Formed within the policies of the former Levengrove House at the mouth of the River Leven in Dumbarton (West Dunbartonshire), Levengrove Park is situated on the opposite bank of the river from the town centre. It extends to 13 ha (32 acres) and re-used the landscape that had been designed to surround the house, itself occupying the site of a small village known as the Kirkton of Cardross.

Opened in 1885, the land had been purchased by William Denny and John MacMillan, who both owed shipbuilding yards in Dumbarton, laid out as a park at their expense and gifted back to the Town Council. The total cost was £20,000. Today, there is a formal garden with mixed shrubs and extensive spring and summer bedding displays, an Arboretum, open grassland, recreation facilities that include a basket ball court, and two childrens' play areas. A fountain was built in 1902, the gift of Captain Burns of Kilmahew. There are also the ruins of St. Serf's Church, the Mediaeval parish church of Cardross where the viscera of the Robert the Bruce may be buried.

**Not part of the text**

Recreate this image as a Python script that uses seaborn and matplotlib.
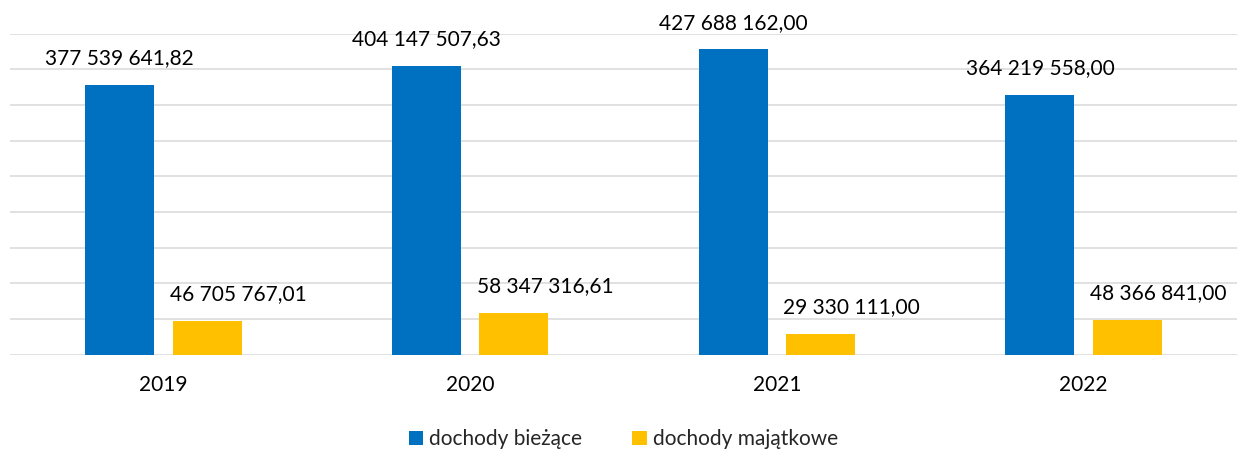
import matplotlib
matplotlib.use("Agg")
import matplotlib.pyplot as plt
import seaborn as sns
import pandas as pd

years = ["2019", "2020", "2021", "2022"]
series_names = ["dochody bieżące", "dochody majątkowe"]
dochody_biezace = [377539641.82, 404147507.63, 427688162.00, 364219558.00]
dochody_majatkowe = [46705767.01, 58347316.61, 29330111.00, 48366841.00]
colors = ["#0070C0", "#FFC000"]

df = pd.DataFrame({
    "rok": years * 2,
    "seria": [series_names[0]] * 4 + [series_names[1]] * 4,
    "wartosc": dochody_biezace + dochody_majatkowe,
})

sns.set_theme(style="white")
plt.rcParams["font.family"] = ["Lato", "DejaVu Sans"]

fig = plt.figure(figsize=(12.42, 4.5), dpi=100)
ax = fig.add_axes([10 / 1242, 95.5 / 450, 1227 / 1242, 321 / 450])

sns.barplot(data=df, x="rok", y="wartosc", hue="seria", palette=colors,
            width=0.57, gap=0.21, ax=ax, saturation=1, errorbar=None,
            edgecolor="none")

ax.set_ylim(0, 450e6)
ax.set_yticks([i * 50e6 for i in range(10)])
ax.set_yticklabels([])
ax.yaxis.grid(True, color="#D9D9D9", linewidth=1.1)
ax.set_axisbelow(True)
ax.tick_params(axis="y", length=0)
ax.tick_params(axis="x", length=0, labelsize=15, colors="#000000", pad=15)
ax.set_xlabel("")
ax.set_ylabel("")
for s in ax.spines.values():
    s.set_visible(False)


def fmt(v):
    s = f"{v:,.2f}"
    s = s.replace(",", " ").replace(".", ",")
    return s


blue_cont, yellow_cont = ax.containers[0], ax.containers[1]
ax.bar_label(blue_cont, labels=[fmt(b.get_height()) for b in blue_cont],
             padding=12, fontsize=15, color="#000000")
for b in yellow_cont:
    ax.annotate(fmt(b.get_height()), xy=(b.get_x(), b.get_height()),
                xytext=(-2, 12), textcoords="offset points",
                ha="left", va="bottom", fontsize=15, color="#000000")

handles, labels = ax.get_legend_handles_labels()
ax.legend(handles, labels, loc="upper center", bbox_to_anchor=(0.5, -0.175),
          ncol=2, frameon=False, fontsize=15, handlelength=0.7,
          handleheight=0.7, handletextpad=0.3, columnspacing=2.4)

fig.savefig("out.png", dpi=100)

A £3.7-million restoration project began with the award of a Heritage Lottery Fund grant in 2016. The project will include bringing Kilmahew Fountain back into working order, enhancing the setting around St. Serf's Church, and recreating the original main entrance. An original Mediaeval well, known as Shiers Well, was uncovered during the work and has been restored.

The park is owned and managed by West Dunbartonshire Council, but benefits from the enthusiasm of local group known as the Friends of Levengrove Park. The park hosts a number of regular events including the Scottish Pipe Band Championship in May, a gala day in July, and a firework display in November.